Yazarın bu ihtiyacına cevap vermek gibi, bir anlamda 'pratik' olan, bu faydanın yanı sıra edebiyatın savaşa, çatışmaya ve totaliter rejimlere karşı bir varoluş ve varoluş tanımı üretiyor olması edebiyatın kıymetini en net biçimde ortaya koyar.
Edebiyatçının ülkesinin ya da dünyanın zor zamanlarında yaptığı üretim, devletin, devletlerin ve siyasetin yıkıcılığının karşısında insanlık ve barış için büyük bir güç biriktirmek anlamına gelir.
Edebiyatı sıklıkla şöyle de tarif ederim: ‘Edebiyat, fazlalıkları atarak hayatı anlaşılır kılar.’ Savaşların, çatışmaların sebepleri aslında çok basittir. Ancak bu dönemlerde çalışmaya başlayan propaganda ve manipülasyon makinesi bu sebebin üzerine ağır bir moloz yığar, basiti karmaşıklaştırır, yığdığı fazlalıkları yasalarla korumaya alır. Edebiyat, işte bu defa da bu molozu kaldıracak ve savaşın saçmalığını ortaya koyacak, öldürme ve ölmenin basit hesabını deşifre edecektir.
İnsan siyaseten düşman olduğunu edebiyatla affeder
Diğer taraftan edebiyat, hayatı sadece anlaşılır kılmakla yetinmemekte onun güzelliğini de sergilemektedir. Ya da şöyle diyelim: Anlaşılır kıldıkça güzelliğini ortaya koyar. Anlama ve anlatma doğrudan bir estetik çabasıdır.
Siyaset ve onun savaşı, insanı bir biyopolitik nesnesine indirger, kitleselleştirir-kütleselleştirirken, edebiyat insanı hem kardeşleştirir hem de kahramanı kılarak biricikliğini ortaya koyar. Ölen, öldürülen kitlenin içinden biri değil, biriciktir edebiyata göre. Çok kıymetlidir yani bu nedenle.
Edebiyat, insana siyaseten ya da bir başka saikle düşman edilmiş, edinilmiş olanı, varoluş ve var olma koşulları içinde anlatarak affettirir. İnsan siyaseten düşman olduğunu edebiyatla affetmektedir. Savaşın propaganda ve manipülasyon zehrine karşı bu, en etkili çaredir.
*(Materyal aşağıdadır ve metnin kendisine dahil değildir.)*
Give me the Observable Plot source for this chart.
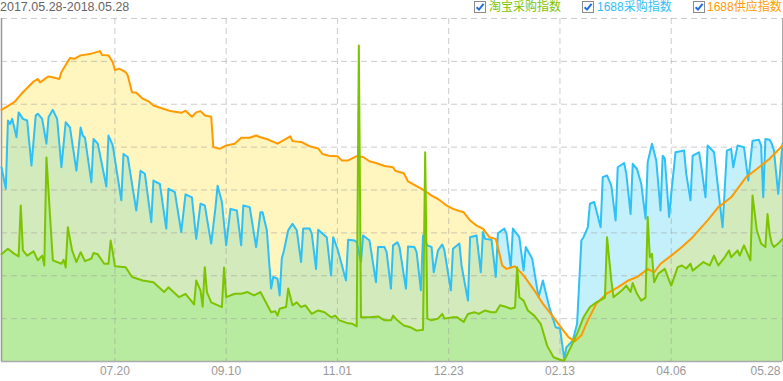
<!DOCTYPE html>
<html>
<head>
<meta charset="utf-8">
<script src="https://cdn.jsdelivr.net/npm/d3@7"></script>
<script src="https://cdn.jsdelivr.net/npm/@observablehq/plot@0.6"></script>
<style>
  html, body { margin: 0; padding: 0; background: #fff; }
  #wrap { width: 783px; font-family: "Liberation Sans", Arial, "Noto Sans CJK SC", sans-serif; }
  #head { position: relative; height: 17px; width: 783px; overflow: hidden; }
  #title { position: absolute; left: 0; top: 0px; font-size: 12.5px; color: #666; white-space: nowrap; }
  .lg { position: absolute; top: 0px; font-size: 12px; white-space: nowrap; line-height: 14px; }
  .cb { position: absolute; top: 1px; }
  #chart svg { display: block; }
</style>
</head>
<body>
<div id="wrap">
  <div id="head"></div>
  <div id="chart"></div>
</div>
<script>
// ---- data (day offset from 2017-05-28, index value) ----
const startDate = "2017-05-28";
const endDate = "2018-05-28";
const tickDates = ["2017-07-20", "2017-09-10", "2017-11-01", "2017-12-23", "2018-02-13", "2018-04-06", "2018-05-28"];
const tickLabels = ["07.20", "09.10", "11.01", "12.23", "02.13", "04.06", "05.28"];
const seriesNames = ["淘宝采购指数", "1688采购指数", "1688供应指数"];
const seriesColors = ["#7dc400", "#2ec0f6", "#ff9a00"];

// 1688供应指数 (orange)
const supplyDays = [0,6,10,15,17,18,22,24,27,28,32,34,37,42,46,47,50,52,53,55,58,59,61,63,66,69,71,76,79,84,86,89,91,93,95,98,99,102,105,109,112,116,119,121,124,129,135,136,140,144,148,150,153,157,159,162,166,169,172,175,179,183,184,188,190,194,197,201,204,208,211,214,216,219,222,225,228,231,232,234,236,240,244,249,253,258,262,265,268,271,274,278,283,288,293,297,300,302,305,308,313,318,323,330,335,341,348,353,359,365];
const supplyVals = [5.87,6.05,6.28,6.53,6.59,6.51,6.65,6.63,6.59,6.75,7.08,7.06,7.14,7.18,7.24,7.15,7.14,6.98,6.80,6.83,6.75,6.67,6.28,6.27,6.13,6.06,5.97,5.89,5.84,5.80,5.85,5.71,5.81,5.84,5.74,5.71,5.00,4.96,5.04,5.08,5.22,5.22,5.27,5.23,5.19,5.08,5.25,5.14,5.12,5.02,4.97,4.84,4.80,4.79,4.69,4.69,4.79,4.77,4.67,4.63,4.56,4.53,4.45,4.39,4.20,4.09,4.01,3.87,3.79,3.64,3.56,3.51,3.48,3.29,3.17,3.10,2.90,2.86,2.67,2.24,2.16,2.22,2.01,1.66,1.35,1.03,0.76,0.57,0.47,0.61,0.96,1.35,1.59,1.73,1.89,1.97,2.08,2.16,2.08,2.28,2.47,2.67,2.90,3.29,3.60,3.83,4.30,4.49,4.73,5.04];

// 1688采购指数 (blue)
const purchaseDays = [0,2,3,4,5,7,8,10,12,14,16,17,19,21,22,24,26,28,30,32,35,37,38,39,42,43,45,49,50,52,56,57,59,63,65,67,70,71,74,77,78,81,84,86,89,91,93,95,98,100,101,103,105,107,110,112,113,116,119,121,122,124,126,127,129,130,131,132,134,136,138,140,141,144,145,147,148,152,154,155,157,161,162,165,166,168,169,172,175,176,179,180,182,183,185,186,189,190,193,194,196,197,199,201,202,204,206,207,210,211,214,215,218,219,222,224,225,226,229,231,232,235,236,238,239,242,244,245,248,251,253,256,259,261,262,263,264,267,269,271,272,274,275,277,280,281,283,285,287,288,291,292,294,295,297,299,301,302,304,306,308,309,310,312,313,315,319,320,322,323,326,327,329,330,333,337,339,341,342,344,347,349,351,354,355,356,357,359,360,361,363,365];
const purchaseVals = [4.53,4.03,5.62,5.54,5.66,5.23,5.81,5.66,5.62,4.57,5.74,5.78,5.66,5.08,5.70,5.87,5.66,4.53,5.58,5.46,4.45,5.46,5.27,5.22,4.18,5.19,5.08,4.08,5.27,5.04,3.76,4.84,4.77,3.52,4.45,4.38,3.25,4.22,4.14,3.10,4.03,3.95,3.02,3.90,3.83,2.86,3.68,3.64,2.75,3.59,4.10,3.72,2.71,3.56,3.52,2.71,3.64,3.60,2.67,3.48,3.48,3.06,1.70,1.97,1.93,1.54,2.40,2.59,3.06,3.21,3.06,2.32,3.10,3.10,2.98,2.16,3.07,2.90,2.01,2.90,2.63,1.89,2.84,2.82,2.78,2.32,2.94,2.82,1.85,2.67,2.67,2.55,1.70,2.71,2.78,2.67,1.70,2.68,2.67,2.55,1.66,2.94,2.71,2.67,2.08,2.59,2.73,2.59,1.66,2.63,2.75,2.24,1.42,2.90,2.94,2.08,3.02,2.86,2.84,1.97,2.99,3.10,2.98,2.19,3.10,2.90,2.12,2.67,2.40,1.50,1.89,1.27,0.80,0.77,0.41,0.06,0.33,0.49,0.88,2.82,2.90,3.13,3.68,3.72,3.13,4.30,4.34,4.10,3.29,4.53,4.63,4.38,3.44,4.61,4.49,4.14,3.33,4.65,5.08,4.69,3.52,4.80,4.73,3.37,3.91,4.88,4.92,4.38,3.76,4.80,4.88,4.57,3.83,5.04,4.88,3.13,4.92,4.96,4.53,5.04,5.00,4.22,5.15,5.17,5.04,3.83,5.19,5.17,5.08,4.92,3.91,5.08];

// 淘宝采购指数 (green)
const taobaoDays = [0,3,6,8,9,10,12,15,17,19,20,21,23,24,28,29,30,31,33,35,37,39,42,43,45,48,50,51,52,53,58,61,66,71,76,78,83,86,90,91,93,94,95,96,98,103,104,105,109,112,115,118,121,126,128,129,130,133,134,136,138,140,142,145,148,151,154,156,158,162,164,166,167,168,172,176,179,182,183,185,188,191,194,197,198,199,201,204,206,207,211,213,216,218,221,223,226,229,231,233,236,238,240,241,242,244,246,249,252,255,258,261,263,266,269,272,275,278,281,282,283,285,286,290,292,294,295,297,299,301,302,303,304,305,307,310,312,313,316,318,320,322,323,326,328,331,333,335,338,340,341,344,345,347,350,351,353,355,357,358,359,360,361,363,365];
const taobaoVals = [2.50,2.63,2.51,2.45,3.64,2.59,2.47,2.57,2.36,2.47,2.24,4.76,3.13,2.36,2.28,2.37,2.19,3.13,2.59,2.32,2.55,2.34,2.40,2.53,2.50,2.28,2.28,2.82,2.55,2.22,2.20,1.97,1.89,1.85,1.62,1.73,1.50,1.58,1.33,1.89,1.66,1.28,2.20,1.62,1.38,1.27,2.19,1.50,1.58,1.58,1.62,1.54,1.62,1.15,1.17,1.07,1.23,1.27,1.70,1.31,1.38,1.27,1.31,1.11,1.19,1.15,1.03,1.07,0.96,0.89,0.88,0.82,7.37,1.03,1.03,1.05,0.96,0.96,1.07,0.96,0.84,0.80,0.72,0.74,4.88,1.00,0.96,1.00,1.11,1.00,1.03,1.03,0.92,1.11,1.15,1.11,1.19,1.15,1.15,1.31,1.27,1.23,1.26,2.20,1.50,1.42,1.19,1.07,0.88,0.37,0.10,0.04,0.02,0.33,0.65,1.03,1.27,1.38,1.46,1.49,2.90,1.89,1.50,1.66,1.77,1.62,1.83,1.58,1.42,1.49,3.37,2.43,2.51,1.85,2.05,2.16,1.89,1.77,2.20,2.24,2.17,2.28,2.12,2.24,2.32,2.24,2.47,2.24,2.43,2.59,2.43,2.59,2.47,2.71,2.36,3.87,3.06,2.75,2.67,3.44,2.98,2.75,2.67,2.75,2.86];

const yGrid = [1, 2, 3, 4, 5, 6, 7, 8];

// ---- build ----
const t0 = Date.parse(startDate + "T00:00:00Z");
const toDate = d => new Date(t0 + d * 864e5);
const mk = (days, vals) => days.map((d, i) => ({date: toDate(d), v: vals[i]}));
const supply = mk(supplyDays, supplyVals);
const purchase = mk(purchaseDays, purchaseVals);
const taobao = mk(taobaoDays, taobaoVals);
const ticks = tickDates.map(s => new Date(s + "T00:00:00Z"));
const labelOf = d => tickLabels[ticks.findIndex(t => +t === +d)];

// header
const head = document.getElementById("head");
head.innerHTML = `<span id="title">${startDate.replace(/-/g, ".")}-${endDate.replace(/-/g, ".")}</span>`;
const boxX = [474, 582, 693];
const textX = [489, 597, 707];
seriesNames.forEach((name, i) => {
  head.insertAdjacentHTML("beforeend",
    `<svg class="cb" style="left:${boxX[i]}px" width="12" height="12"><rect x="0.5" y="0.5" width="11" height="11" fill="#fff" stroke="#8a8a8a"/><path d="M2.6 6.2 L5 8.6 L9.6 2.8" stroke="#1f6fe0" stroke-width="2" fill="none"/></svg>` +
    `<span class="lg" style="left:${textX[i]}px;color:${seriesColors[i]}">${name}</span>`);
});

const chart = Plot.plot({
  width: 783,
  height: 364,
  marginTop: 1,
  marginBottom: 20,
  marginLeft: 1,
  marginRight: 1,
  style: {fontFamily: "'Liberation Sans', Arial, sans-serif", fontSize: "12px", color: "#999", background: "#fff"},
  x: {type: "utc", domain: [toDate(0), new Date(endDate + "T00:00:00Z")]},
  y: {domain: [0, 8], axis: null},
  marks: [
    Plot.areaY(purchase, {x: "date", y: "v", fill: "#c4f0fb", curve: "linear"}),
    Plot.areaY(supply, {x: "date", y: "v", fill: "#ffd700", fillOpacity: 0.25, curve: "linear"}),
    Plot.areaY(taobao, {x: "date", y: "v", fill: "#b8eba0", curve: "linear"}),
    Plot.ruleY(yGrid, {stroke: "#9a9a9a", strokeOpacity: 0.5, strokeDasharray: "6,4"}),
    Plot.ruleX(ticks.slice(0, -1), {stroke: "#9a9a9a", strokeOpacity: 0.5, strokeDasharray: "6,4"}),
    Plot.ruleX(ticks.slice(-1), {stroke: "#aaa", strokeWidth: 1}),
    Plot.ruleX([toDate(0)], {stroke: "#999", strokeWidth: 1.5}),
    Plot.ruleY([0], {stroke: "#aaa", strokeWidth: 1.5}),
    Plot.line(purchase, {x: "date", y: "v", stroke: seriesColors[1], strokeWidth: 2, curve: "linear"}),
    Plot.line(supply, {x: "date", y: "v", stroke: seriesColors[2], strokeWidth: 2, curve: "linear"}),
    Plot.line(taobao, {x: "date", y: "v", stroke: seriesColors[0], strokeWidth: 2, curve: "linear"}),
    Plot.axisX({
      ticks: ticks.slice(0, -1),
      tickSize: 0,
      tickPadding: 5,
      fontSize: 12,
      tickFormat: labelOf
    }),
    Plot.axisX({
      ticks: ticks.slice(-1),
      tickSize: 0,
      tickPadding: 5,
      fontSize: 12,
      textAnchor: "end",
      dx: -2,
      tickFormat: labelOf
    })
  ]
});
document.getElementById("chart").appendChild(chart);
</script>
</body>
</html>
Bütün bunlar edebiyatçının tam da savaşın ve çatışmanın ortasında kaleme sarılması için yeterli sebep değil mi?
Romancı ve Hayat makalemde şöyle derim: ‘Romancı romanın olay örgüsüne kahramanının ölümünü katsa da, kahramanının hayatını ölümüyle beraber kurgulasa da, belki de kahramanının ölümünden yola çıksa da, onun için uzun, daha uzun bir hayat umar ki, olay örgüsünü daha geniş tutabilsin ve romanı olması gerektiği kadar kapsamlı kurabilsin. Ancak başkalarının hayatı, romancıyı sadece müstakbel ve olası bir kahramanının, bir roman kahramanının yaşamı olarak ilgilendirmemektedir. Yaşayan, hayattaki her insan romancı için potansiyel ve olası bir okurdur. Henüz kendisini okumamış olsa da. Her insanın ölümünde romancı kendisine sorar: Okurum muydu?’ (Henüz Zaman Var, Doğan Kitap, 2013). Bu söylediklerim hiç kuşkusuz öykücü için de geçerlidir.
Evet, bu evsiz ülkede, şimdi yine, edebiyatın sığınmacısı olma zamanlarındayız.”